Hall, author of the forthcoming “Dictates of Conscience: From Mormon High Priest to My New Life as a Woman,” also pointed out that preventing transgender members from working with children and youth puts them in a category with sex offenders.
Taken together, the policies “contribute to fears that their presence is a danger to others” while giving into “right-wing fearmongering,” said Taylor Petrey, a Latter-day Saint historian of gender in the church. “None of these have anything to do with church teachings about priesthood, temple or long-standing customs of gender-specific classes.”
Just as “devastating” as the policies themselves was the language used to frame them, argued Kate Mower, a nonbinary scholar of gender who attends church in Utah, California and Romania.
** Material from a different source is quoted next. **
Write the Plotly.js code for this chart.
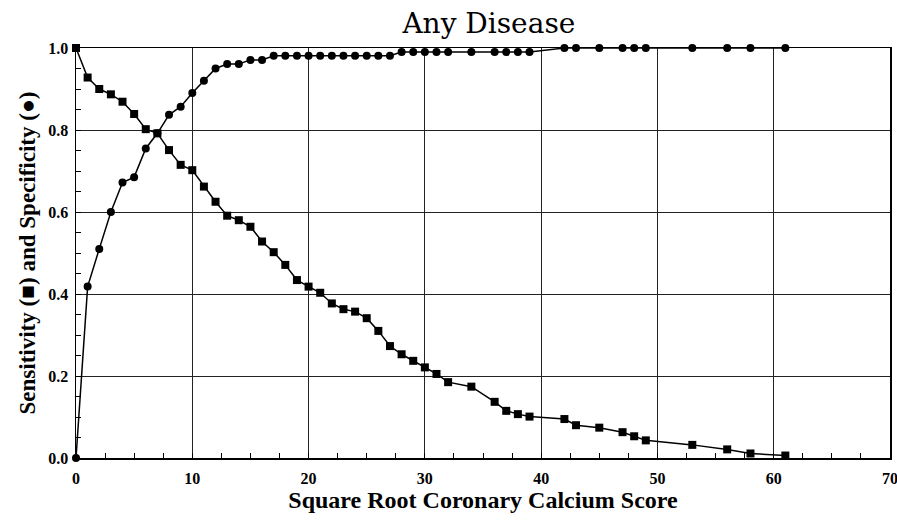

The handbook repeatedly uses the phrase “biological sex assigned at birth,” Mower said, in a way that undermines the framing for many in the LGBTQ community of sex as a legal rather than a biological distinction.
Moreover, the document “doesn’t even take nonbinary people into consideration,” contributing, Mower said, to a sense that “we don’t exist.”
Policy changes: garments, sealings and more
Transgender issues were not the only hot-button topic to receive additional attention in the updated handbook. After a rash of internet debate driven largely by women around the wearing of the sacred undergarment donned by faithful Latter-day Saint adults, the church has added new language granting a pass to members with medical conditions or medical devices “that may make it difficult” to wear their garments.
“Members should seek the guidance of the Spirit in such situations,” the update instructs. “In some cases, it may be best to lay the garment aside temporarily and wear it again when conditions allow. When a member cannot wear the garment because of a medical condition or device, his or her religious status is not affected.”
Meanwhile, going forward Young Women will be responsible, under the guidance of the bishopric, for organizing the youth of their congregations to welcome visitors as they enter the chapel. It marks perhaps the first time these young female members have been given a formal role for Sunday services.
Other changes include codifying guidance given in 2024 for congregations to limit Christmas and Easter services to sacrament meeting only.
Amy Watkins Jensen, Latter-day Saint advocate for greater female inclusion in congregations, applauded the shift giving Young Women a “visible and consistent role” in sacrament meeting, as well as stewardship over their male peers.
“Which is something,” she said, “we don’t often see.”
Neylan McBaine, author of “Women at Church: Magnifying LDS Women’s Local Impact,” echoed the sentiment, while noting the change did not extend to serving the sacrament, or Communion, itself.
“I understand it is likely an effort to respond to boys blessing and passing the sacrament,” she said, “but I would probably rather girls just be included as passers.”
Finally, the newest edition of the handbook adds language to the section relating to sealings, or the faith’s marriage ritual, explaining that no person will be obligated to remain in a relationship with another person “throughout eternity against his or her will.